The Blog

  • February 15, 2006
  • Living by the sword

    In its short life, Salesforce.com has garnered more than its fair share of publicity thanks in no small measure to the activities of its founder, CEO, and chairman, Marc Benioff. Benioff may be the 21st century high technology answer to P.T. Barnum, a colorful figure in an industry that has more shades of grey personalities than Micky-D’s has ways of stacking burgers, buns, and lettuce.

    Who can forget Benioff’s marketing genius starting with innovations like the “no software” logo modeled on that of the movie “Ghost Busters”? And who can forget the direct challenge to Siebel Systems and the rest of the conventional software establishment with ads featuring a 9-year old writing at the blackboard a hundred times, “I will not let Siebel take my lunch money.” At the time, taking on the market leader was a breathtaking David and Goliath clash.

    Each challenge was backed up with product and rode a wave of discontent that fueled belief in the core message. Now Siebel is part of Oracle along with Peoplesoft and the establishment is regrouping. Salesforce.com is now challenging Microsoft, Oracle, and even IBM with its AppExchange which promises to radically alter the way people make enterprise software just as on demand computing first altered the way people use and pay for it.

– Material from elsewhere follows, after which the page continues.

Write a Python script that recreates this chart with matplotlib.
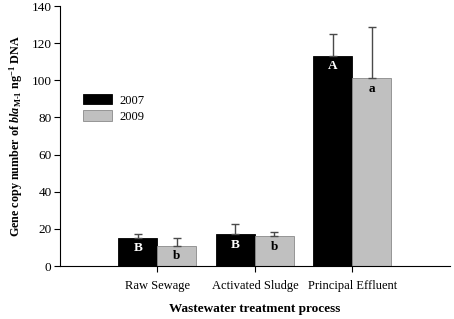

    Drafting behind the leader

    For years the rest of the on demand market has been drafting behind Salesforce.com and Benioff’s marketing brilliance and Salesforce.com is now seen in some quarters as less David and more Goliath. The drafting is even taking a nasty turn. Salesnet, an on demand SFA company located in Boston, has been running a marketing campaign for several months that takes a page out of the Benioff play book. Using the same international symbol of a red circle with a slash through it to indicate “no” Salesnet started the “No Bull” campaign to position itself as the alternative to Salesforce.com.

    Prior to the campaign Salesnet had been in the doldrums along with anyone else who tried to gain market share against the Salesforce.com marketing machine, but the company now says it has traction. We don’t have to take Salesnet’s word for it, though, because it appears that Salesforce.com is getting aroused by the negative publicity that “No Bull” is causing.

    A few weeks ago, Salesnet CEO, Jonathan Tang, tells me the company received a phone call from Salesforce.com’s legal eagles informing them that the campaign was inaccurate and asking that they stop it. The campaign was based on separate data published in 2005 by Nucleus Research and Deutsche Bank, neither of which sang all the praises of Salesforce.com.

    In the best tradition of American business, Tang consulted his attorneys who basically told him he was simply publicizing published material from third parties and that if it was inaccurate those parties were the true objects of Salesforce.com’s objections.

    Lawyer up

    There are two things in life that I will never quite understand. I am cool with nuclear physics and pride myself that I can name all six quarks, I can converse about the particle and wave duality of light, and I can hold my own in literature, but I will always be stymied by the maneuverings of attorneys and people engaged in high finance.

    The parties have now entered what I call a “light” litigation phase in which each has filed declarations and motions in separate suits in their local jurisdictions designed to draw first blood and to cause opposing counsel to schlep across the continent to argue about the merits of “No Bull”. To the best of my understanding no one has been formally served yet, hence the “light” designation. I wonder if the Salesforce.com matter is about the facts of “No Bull” or simply a case alleging plagiarism.

    I suppose there was no possibility of ignoring the challenge for Salesforce.com. The company is intimately aware of what happened to Siebel when that company decided to treat its challenger with contempt by ignoring it. Still, according a challenger the status and respect implied by a law suit carries its own risks.

    Most competitors in the on demand SFA space take Salesforce.com to task in one way or another, usually over pricing or features – two useless undertakings. Salesforce.com has about half the market share of the on demand market. What will happen when the minions dividing up the other half of the pie discover that the way to fame and possible riches (or at least free publicity) lays in getting the big guy to mix it up with them?

    We looked on in wonder as Salesforce.com attacked Siebel and the latter company did not respond. Siebel was ultimately a victim of a poor economy and impatient investors, the Salesforce.com ads couldn’t have been a lot of fun to look at but in perspective they were only tangential to the company’s stagnation. I think Tom Siebel must have known that and factored it into his strategy to ignore the upstart.

    So now perhaps we’ll see what a more activist approach produces. Marketing messages are one thing and having product is another. I understand all that, but I still don’t understand lawyers and MBAs.